The ACA requires non-grandfathered group health plans to cover certain preventive health services with no cost-sharing, including FDA-approved contraceptive methods and counseling.  Group health plans maintained by religious employers, such as churches, are exempt from the contraceptive requirement.

Religiously affiliated employers are not exempt but those with religious objections to covering some, or all, of the mandated contraceptive services are eligible for an “accommodation” that ensures they are not required to directly provide or pay for coverage but that also ensures their employees will have access to contraceptive coverage.

These employers can self-certify on EBSA Form 700 or provide written notice to the Department of Health and Human Services stating they are a non-profit entity that holds itself out as a religious organization and they oppose providing contraceptive coverage on religious grounds.  Upon receipt of Form 700 or written notice, the carrier or third-party administrator must arrange and pay for the contraceptive coverage.
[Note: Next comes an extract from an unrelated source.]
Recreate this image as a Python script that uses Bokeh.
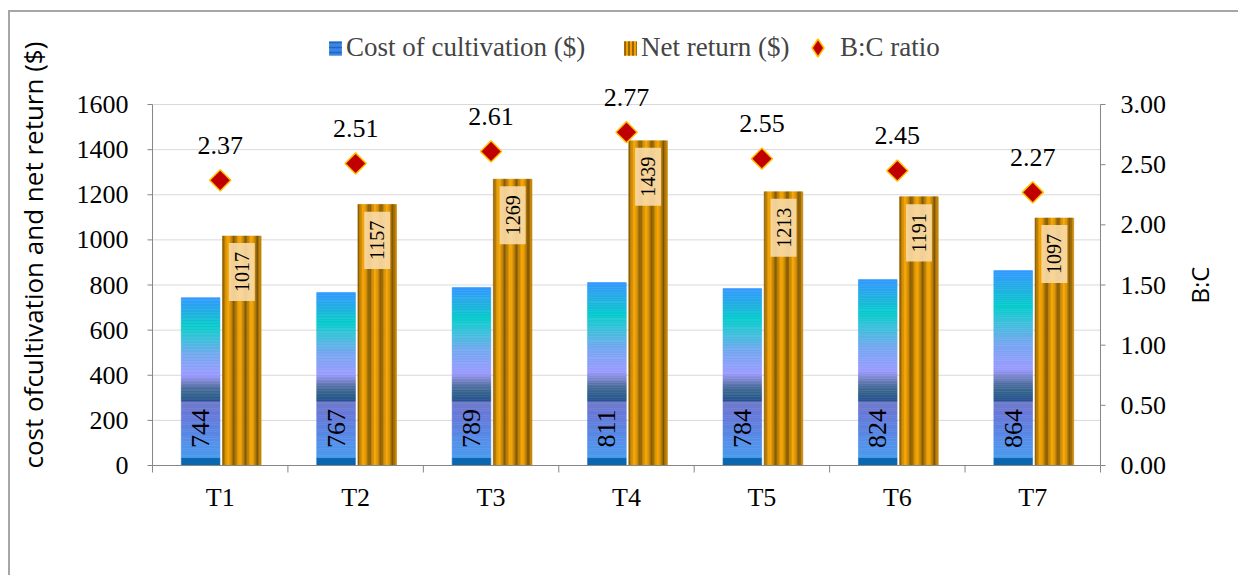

Several religiously affiliated employers challenged the accommodation by arguing they should be treated similarly as religious employers and exempt from the requirement.  They assert that filing paperwork to claim the “accommodation” constitutes a substantial burden on their religious liberty in violation of the Religious Freedom Restoration Act (RFRA).  However, if they do not file the paperwork and claim the “accommodation,” they face substantial penalties for not providing contraceptive coverage.

Oral arguments were held on March 23, 2016.  Shortly thereafter, the Court made an unusual move when it asked the parties to provide supplemental briefings on possible compromises to the dispute.  The request was clearly an attempt to break a 4-4 deadlock on the Court, which was apparently not successful.

On May 16, 2016, the Court issued a ruling that “expresses no views on the merits of the case.”  Instead, the Court remanded the cases to the various appellate courts with instructions to give the parties time “to resolve any outstanding issues between them.”  The opinion noted it “is feasible” the parties could find a compromise that provided the required contraceptive coverage without requiring notice from the employers.

It remains to be seen whether such a compromise can be reached but it’s very likely some, or all, of the cases will wind up back at the Court.  Hopefully, the Court will have a full contingent of 9 justices by then.